Why Issuers Price Cash Advances Differently
From an issuer's perspective, cash advances carry more risk than purchases. There's no merchant involved, no goods or services exchanged, and the borrower's immediate need for liquid cash is itself a signal of financial pressure. As a result:
- Interest rates are priced higher to reflect that risk
- Fees are front-loaded rather than deferred
- The transaction is classified separately in your billing cycle
Understanding this pricing logic helps explain why the math rarely favors a cash advance except in genuine emergencies.
Key Terms You'll Encounter 💳
| Term | What It Means |
|---|---|
| Cash Advance APR | The interest rate applied specifically to cash advance balances — typically higher than purchase APR |
| Cash Advance Fee | A one-time fee charged at the time of the transaction, usually a percentage of the amount |
| Cash Advance Limit | The maximum you can withdraw in cash — often lower than your full credit limit |
| Grace Period | The window after your billing cycle closes before interest accrues — does not apply to cash advances |
| Billing Cycle | The monthly period during which your transactions are tracked and your statement is generated |
How Your Credit Profile Affects Your Options
Not everyone has the same access to credit card cash advances — or the same alternatives.
Credit score and card tier The type of card you carry is tied to your credit profile.
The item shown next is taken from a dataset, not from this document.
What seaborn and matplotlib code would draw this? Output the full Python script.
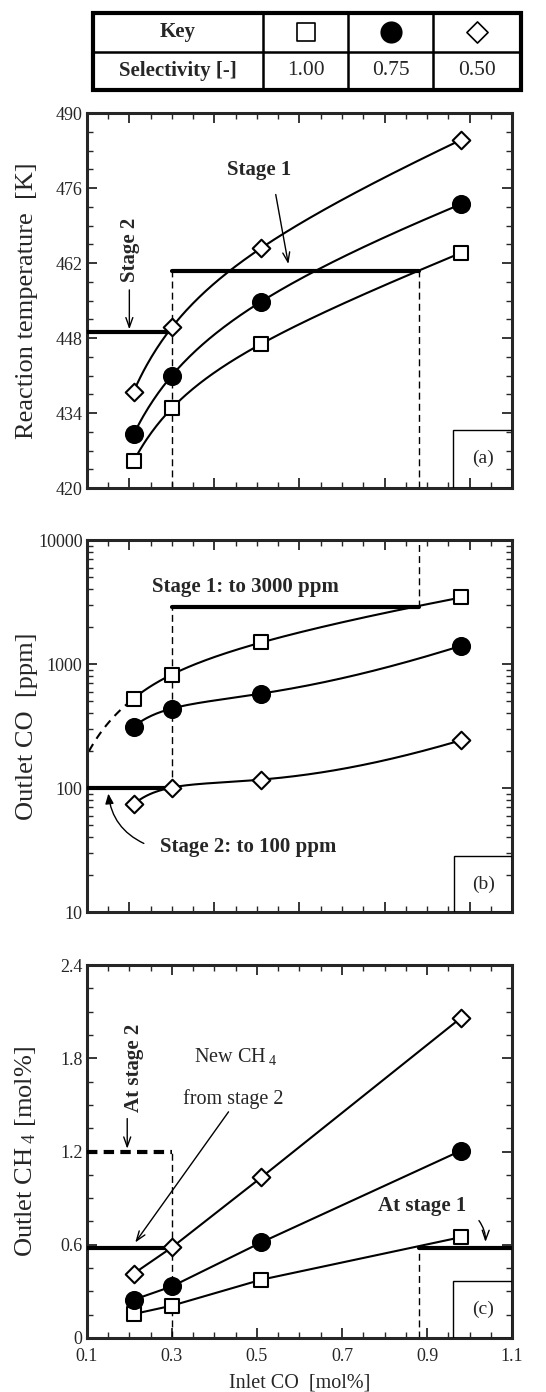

Higher-tier cards — those available to borrowers with strong scores — often come with higher credit limits, which means higher cash advance limits by extension. Lower-tier or secured cards may have very limited cash advance access.
Credit utilization Taking a cash advance draws on your available credit, which increases your credit utilization ratio — the percentage of your available credit you're using. High utilization can affect your credit score, regardless of whether the spending was a purchase or a cash advance.
Payment history and existing balances If you're already carrying a balance on your card, a cash advance adds to it — and because payment allocation rules vary by issuer, the highest-rate balances don't always get paid first. This can extend how long an expensive balance stays on your account.
Income and debt-to-income ratio When issuers initially granted your credit line, they factored in your reported income and existing obligations. These same factors determine how much borrowing capacity you have today.
The Spectrum of Situations
Different borrowers face meaningfully different outcomes when considering a cash advance:
- A borrower with a low-limit card and an existing balance may find that a cash advance quickly maxes out available credit and has a noticeable utilization impact.
- A borrower with a high-limit card, no existing balance, and the ability to repay quickly may see the cash advance fee as the primary cost — since the balance can be cleared before significant interest accumulates.
- A borrower with access to a personal loan, HELOC, or 0% APR credit product may find a cash advance is simply the most expensive option available to them.
None of these scenarios come with a universal recommendation — the math depends entirely on what credit you have, what it costs, and how quickly repayment is realistic. ⚠️
Cash Advance Loans vs. Credit Card Cash Advances
| Feature | Credit Card Cash Advance | Cash Advance Loan (Payday-Type) |
|---|---|---|
| Source | Your existing credit card | Separate lender |
| Credit check required | Based on existing card | Often minimal or none |
| Cost structure | Fee + high APR | Flat fee or very high APR |
| Repayment timeline | Revolving (no fixed due date) | Typically lump sum on payday |
| Credit impact | Affects utilization | May or may not report to bureaus |
Both products can be costly. The primary difference is that a credit card cash advance is tethered to a line of credit you've already qualified for — while a payday-type loan is a new obligation with its own terms and lender. 💡
The Variable That Changes Everything
The honest answer to whether a cash advance makes sense — or what it would cost you specifically — comes down to the exact terms of your card, your current balance and utilization, and your realistic repayment timeline. Those numbers live in your account details, not in a general guide.
That's the piece this article can't fill in for you.